Это был его персональный крестовый поход. За детей. На деле – бесконечная битва с ветряными мельницами, конечно. Дети умирали. Крестьянские – тысячами. Тысячами! Малярия, дифтерия, оспа, холера, тиф. До земской реформы 1864 года на всю Воронежскую губернию приходилось семь врачей. После – прибыло еще сорок. Легче не стало. Хуже всего было летом – и Мейзель ненавидел его люто. Июнь, июль и август были временем самой тяжелой крестьянской работы, и если родившиеся в осень и зиму еще могли чудом увернуться от кори или пневмонии, то летние дети умирали от голода. Почти все. Почти все! Единственная больница брала с каждого страждущего шесть рублей тридцать копеек в месяц. Немыслимо дорого!
Каждое лето Мейзель бесконечно мотался из одной смрадной избы в другую, пытаясь сделать хоть что-то, хоть как-то помочь. Напрасно. Матери уходили в поле еще до света, возвращались затемно. Новорожденных оставляли на младших, чудом выживших детей, на полоумных стариков. Или совсем одних. Счастье, если в доме была корова. Если нет… В лучшем случае нажевывали в тряпку хлеба с кислым квасом или брагой, в худшем – давали рожок, самый обычный коровий рог, к которому привязывался отрезанный и тоже коровий сосок. В рожок заливали жидкую кашу. К вечеру, в жаре, сосок превращался в кусок тухлого мяса, каша закисала.
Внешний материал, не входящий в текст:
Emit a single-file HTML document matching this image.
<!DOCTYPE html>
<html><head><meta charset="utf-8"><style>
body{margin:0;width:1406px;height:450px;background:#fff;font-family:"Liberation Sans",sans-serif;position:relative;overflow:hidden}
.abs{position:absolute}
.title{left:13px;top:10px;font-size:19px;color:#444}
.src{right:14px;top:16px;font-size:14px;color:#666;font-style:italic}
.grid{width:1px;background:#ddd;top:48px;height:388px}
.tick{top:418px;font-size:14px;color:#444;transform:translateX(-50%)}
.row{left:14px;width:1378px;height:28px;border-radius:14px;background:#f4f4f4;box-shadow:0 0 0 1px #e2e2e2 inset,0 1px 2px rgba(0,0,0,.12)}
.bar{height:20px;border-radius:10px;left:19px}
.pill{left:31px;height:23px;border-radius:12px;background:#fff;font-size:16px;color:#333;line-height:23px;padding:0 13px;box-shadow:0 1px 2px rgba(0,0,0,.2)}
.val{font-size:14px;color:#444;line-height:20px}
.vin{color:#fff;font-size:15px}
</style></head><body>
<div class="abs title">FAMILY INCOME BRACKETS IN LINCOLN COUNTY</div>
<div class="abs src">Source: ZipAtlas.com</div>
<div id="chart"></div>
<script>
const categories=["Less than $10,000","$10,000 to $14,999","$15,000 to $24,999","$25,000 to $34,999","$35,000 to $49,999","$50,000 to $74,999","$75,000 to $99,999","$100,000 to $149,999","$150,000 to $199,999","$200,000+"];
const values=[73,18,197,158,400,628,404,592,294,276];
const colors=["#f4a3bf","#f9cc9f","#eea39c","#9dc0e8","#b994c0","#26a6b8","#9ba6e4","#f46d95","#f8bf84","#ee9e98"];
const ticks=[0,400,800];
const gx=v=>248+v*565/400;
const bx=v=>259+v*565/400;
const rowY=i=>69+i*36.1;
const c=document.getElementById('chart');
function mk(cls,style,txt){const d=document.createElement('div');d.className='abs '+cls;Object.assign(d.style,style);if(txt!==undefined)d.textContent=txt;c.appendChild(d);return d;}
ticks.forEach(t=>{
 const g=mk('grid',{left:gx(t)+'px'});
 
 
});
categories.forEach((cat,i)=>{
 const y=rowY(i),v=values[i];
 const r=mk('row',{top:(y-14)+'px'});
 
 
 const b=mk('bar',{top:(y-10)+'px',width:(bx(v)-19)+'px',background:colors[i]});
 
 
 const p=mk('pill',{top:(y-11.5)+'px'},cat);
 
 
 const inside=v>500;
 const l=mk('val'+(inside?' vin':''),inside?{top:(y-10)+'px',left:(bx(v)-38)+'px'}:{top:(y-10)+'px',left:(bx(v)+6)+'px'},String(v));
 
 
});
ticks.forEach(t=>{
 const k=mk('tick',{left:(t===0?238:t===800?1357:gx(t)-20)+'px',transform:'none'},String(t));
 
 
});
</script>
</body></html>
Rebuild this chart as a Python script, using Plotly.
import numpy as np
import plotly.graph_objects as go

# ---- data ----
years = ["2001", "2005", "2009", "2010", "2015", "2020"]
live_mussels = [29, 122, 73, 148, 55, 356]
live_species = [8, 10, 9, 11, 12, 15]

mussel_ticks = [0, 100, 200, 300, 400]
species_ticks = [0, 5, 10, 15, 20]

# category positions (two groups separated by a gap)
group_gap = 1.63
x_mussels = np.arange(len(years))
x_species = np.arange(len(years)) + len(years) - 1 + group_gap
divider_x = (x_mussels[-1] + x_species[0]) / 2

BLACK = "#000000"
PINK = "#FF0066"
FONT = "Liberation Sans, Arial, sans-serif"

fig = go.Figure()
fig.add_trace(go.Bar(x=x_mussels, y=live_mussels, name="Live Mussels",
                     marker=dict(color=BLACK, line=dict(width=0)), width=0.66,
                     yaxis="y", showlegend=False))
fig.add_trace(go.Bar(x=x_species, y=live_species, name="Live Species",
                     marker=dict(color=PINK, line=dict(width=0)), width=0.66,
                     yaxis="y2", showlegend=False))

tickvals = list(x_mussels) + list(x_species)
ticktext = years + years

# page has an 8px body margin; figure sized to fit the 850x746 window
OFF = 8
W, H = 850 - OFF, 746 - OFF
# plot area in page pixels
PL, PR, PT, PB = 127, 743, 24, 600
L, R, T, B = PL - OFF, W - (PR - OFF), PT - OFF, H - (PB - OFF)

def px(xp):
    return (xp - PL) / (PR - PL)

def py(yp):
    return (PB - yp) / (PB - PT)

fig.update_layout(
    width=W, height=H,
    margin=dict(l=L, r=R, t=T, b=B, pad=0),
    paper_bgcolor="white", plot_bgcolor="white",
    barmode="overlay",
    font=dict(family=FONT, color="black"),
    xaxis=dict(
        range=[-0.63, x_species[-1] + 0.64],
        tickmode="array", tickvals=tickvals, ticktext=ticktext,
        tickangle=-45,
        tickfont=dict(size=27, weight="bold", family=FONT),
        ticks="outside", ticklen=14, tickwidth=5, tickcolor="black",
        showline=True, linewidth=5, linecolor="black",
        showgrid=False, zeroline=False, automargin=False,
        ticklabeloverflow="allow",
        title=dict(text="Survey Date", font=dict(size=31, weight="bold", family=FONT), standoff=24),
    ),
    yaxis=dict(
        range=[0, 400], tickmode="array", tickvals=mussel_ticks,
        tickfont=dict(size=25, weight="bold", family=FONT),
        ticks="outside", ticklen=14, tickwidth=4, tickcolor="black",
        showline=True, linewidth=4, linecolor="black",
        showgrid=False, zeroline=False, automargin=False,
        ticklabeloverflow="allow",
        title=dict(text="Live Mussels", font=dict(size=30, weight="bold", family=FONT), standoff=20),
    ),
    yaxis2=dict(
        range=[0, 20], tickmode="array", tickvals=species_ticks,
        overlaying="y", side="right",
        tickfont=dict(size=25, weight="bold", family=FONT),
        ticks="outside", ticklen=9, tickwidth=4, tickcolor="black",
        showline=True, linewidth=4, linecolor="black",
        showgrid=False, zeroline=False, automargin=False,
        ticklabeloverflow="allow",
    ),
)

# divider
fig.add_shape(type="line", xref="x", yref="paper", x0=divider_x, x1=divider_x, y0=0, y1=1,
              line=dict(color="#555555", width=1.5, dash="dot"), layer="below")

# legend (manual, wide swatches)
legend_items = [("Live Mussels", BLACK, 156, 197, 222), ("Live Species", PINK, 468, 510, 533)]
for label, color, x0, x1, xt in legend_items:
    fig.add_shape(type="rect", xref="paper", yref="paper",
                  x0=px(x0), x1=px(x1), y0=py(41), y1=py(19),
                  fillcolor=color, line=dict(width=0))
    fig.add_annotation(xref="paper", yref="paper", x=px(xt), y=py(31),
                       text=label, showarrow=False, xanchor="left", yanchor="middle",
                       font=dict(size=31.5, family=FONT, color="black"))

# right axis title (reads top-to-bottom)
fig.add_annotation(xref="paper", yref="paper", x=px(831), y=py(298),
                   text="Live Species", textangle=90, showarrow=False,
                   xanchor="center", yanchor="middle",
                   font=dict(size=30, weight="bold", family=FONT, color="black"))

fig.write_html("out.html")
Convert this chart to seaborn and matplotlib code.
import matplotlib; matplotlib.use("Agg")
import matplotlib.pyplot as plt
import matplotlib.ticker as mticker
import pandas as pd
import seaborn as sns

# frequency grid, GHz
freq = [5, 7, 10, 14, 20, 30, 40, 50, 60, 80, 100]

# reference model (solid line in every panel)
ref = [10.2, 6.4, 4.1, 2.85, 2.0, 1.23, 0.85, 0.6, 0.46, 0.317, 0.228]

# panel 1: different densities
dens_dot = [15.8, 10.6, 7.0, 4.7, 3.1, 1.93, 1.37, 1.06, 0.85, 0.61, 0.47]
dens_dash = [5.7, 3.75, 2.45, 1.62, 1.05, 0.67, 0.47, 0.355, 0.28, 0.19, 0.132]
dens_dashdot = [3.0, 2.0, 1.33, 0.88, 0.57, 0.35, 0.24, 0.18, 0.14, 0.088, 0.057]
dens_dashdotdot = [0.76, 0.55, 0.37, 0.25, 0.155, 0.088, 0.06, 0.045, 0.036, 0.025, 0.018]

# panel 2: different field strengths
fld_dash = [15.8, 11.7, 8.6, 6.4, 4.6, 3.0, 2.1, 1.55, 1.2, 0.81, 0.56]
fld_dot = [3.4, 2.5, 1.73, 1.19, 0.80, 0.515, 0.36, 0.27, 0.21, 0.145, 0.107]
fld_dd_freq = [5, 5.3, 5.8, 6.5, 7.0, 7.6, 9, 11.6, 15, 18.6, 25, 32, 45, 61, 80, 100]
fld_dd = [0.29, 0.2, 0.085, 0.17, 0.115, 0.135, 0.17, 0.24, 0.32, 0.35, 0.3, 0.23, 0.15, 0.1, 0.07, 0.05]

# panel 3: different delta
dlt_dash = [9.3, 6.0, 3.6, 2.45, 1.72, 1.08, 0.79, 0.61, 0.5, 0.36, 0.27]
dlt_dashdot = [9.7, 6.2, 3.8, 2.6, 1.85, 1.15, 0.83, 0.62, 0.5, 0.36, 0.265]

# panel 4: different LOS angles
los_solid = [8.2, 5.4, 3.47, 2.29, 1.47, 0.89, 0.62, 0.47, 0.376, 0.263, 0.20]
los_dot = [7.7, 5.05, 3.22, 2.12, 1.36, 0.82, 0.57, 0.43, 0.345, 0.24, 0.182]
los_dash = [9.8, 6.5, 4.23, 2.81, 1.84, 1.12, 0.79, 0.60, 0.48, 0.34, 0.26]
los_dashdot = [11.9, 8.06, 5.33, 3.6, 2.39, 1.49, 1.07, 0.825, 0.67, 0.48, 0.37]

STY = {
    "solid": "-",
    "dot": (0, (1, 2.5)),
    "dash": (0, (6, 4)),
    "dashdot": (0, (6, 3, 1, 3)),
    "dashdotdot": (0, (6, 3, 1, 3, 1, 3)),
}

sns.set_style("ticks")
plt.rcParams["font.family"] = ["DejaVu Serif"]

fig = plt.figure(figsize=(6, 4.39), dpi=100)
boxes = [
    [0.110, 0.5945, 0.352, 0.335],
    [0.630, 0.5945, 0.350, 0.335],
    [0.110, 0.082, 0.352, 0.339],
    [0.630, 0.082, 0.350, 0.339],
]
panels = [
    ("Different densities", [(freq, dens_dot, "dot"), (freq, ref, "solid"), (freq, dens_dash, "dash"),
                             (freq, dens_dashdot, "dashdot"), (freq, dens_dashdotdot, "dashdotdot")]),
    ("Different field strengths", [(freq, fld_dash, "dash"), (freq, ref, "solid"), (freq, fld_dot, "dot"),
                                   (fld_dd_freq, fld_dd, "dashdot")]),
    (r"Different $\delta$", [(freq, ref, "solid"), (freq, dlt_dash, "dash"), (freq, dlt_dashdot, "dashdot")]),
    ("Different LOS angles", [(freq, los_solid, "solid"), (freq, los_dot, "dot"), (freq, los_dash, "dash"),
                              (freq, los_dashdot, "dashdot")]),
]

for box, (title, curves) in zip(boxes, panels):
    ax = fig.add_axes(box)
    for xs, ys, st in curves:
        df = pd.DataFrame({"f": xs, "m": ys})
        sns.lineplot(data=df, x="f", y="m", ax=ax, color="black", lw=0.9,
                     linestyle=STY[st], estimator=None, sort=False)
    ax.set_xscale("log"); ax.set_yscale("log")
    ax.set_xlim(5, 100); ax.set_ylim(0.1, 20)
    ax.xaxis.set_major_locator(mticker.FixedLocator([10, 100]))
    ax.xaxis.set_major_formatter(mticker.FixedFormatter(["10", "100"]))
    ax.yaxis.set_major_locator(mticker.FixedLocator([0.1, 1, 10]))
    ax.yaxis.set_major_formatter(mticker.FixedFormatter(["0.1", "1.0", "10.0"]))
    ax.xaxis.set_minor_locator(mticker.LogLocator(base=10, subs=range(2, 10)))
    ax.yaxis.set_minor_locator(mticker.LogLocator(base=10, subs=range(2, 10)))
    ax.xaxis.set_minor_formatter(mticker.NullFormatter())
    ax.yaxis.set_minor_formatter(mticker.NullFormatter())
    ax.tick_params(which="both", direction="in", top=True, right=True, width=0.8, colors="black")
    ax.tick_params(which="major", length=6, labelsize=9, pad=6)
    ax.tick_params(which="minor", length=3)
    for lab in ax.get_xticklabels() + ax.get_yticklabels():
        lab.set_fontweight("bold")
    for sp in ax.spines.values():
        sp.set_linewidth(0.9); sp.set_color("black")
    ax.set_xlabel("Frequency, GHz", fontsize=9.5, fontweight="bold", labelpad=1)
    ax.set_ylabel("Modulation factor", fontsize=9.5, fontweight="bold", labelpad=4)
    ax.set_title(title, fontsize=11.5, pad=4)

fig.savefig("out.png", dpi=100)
В такой же кусок тухлого мяса часто превращался и сам младенец, которого сутками держали в замаранных тугих свивальниках, так что Мейзель часами потом вычищал из распухших язв мушиные личинки без малейшей надежды, что это поможет, просто повинуясь совести и долгу.
Он всё понимал, ей-богу: каторжная работа, усталость, невежество, да что там невежество – настоящая дремучесть; он не понимал только одного – почему в избах была такая чудовищная, невообразимая грязь? Почему каша в рожке, и без того дрянная, часто была с тараканами и трухой? Почему дети червивели заживо? Почему нельзя было, ладно – не вымыть, но хотя бы проветрить? Перетряхнуть кишащие вшами и блохами лежанки?
Это был вопрос не врача, а отчаянно, почти патологически брезгливого человека. Коллеги Мейзеля если и ушли от крестьян, то всего на пару шагов. Из мертвецкой в родильную палату входили в одном и том же сюртуке, и в нем же отправлялись на дружескую пирушку. Земмельвейс, попытавшийся привить медикам любовь к мытью рук раствором хлорной извести, умер в шестьдесят пятом, чокнутый, осмеянный, в сумасшедшем доме. Мейзель и слыхом о нем не слыхивал, разумеется, не догадывался, что через тринадцать лет всего воцарится карболка, врачи разом, будто не было никакого затравленного Земмельвейса, заговорят об асептике и антисептике, о стерильности, об обработке ран и рук. Просто грязь и плоть были невыносимы ему физически. И кровь. Особенно кровь. Полнейшая по сути профессиональная непригодность.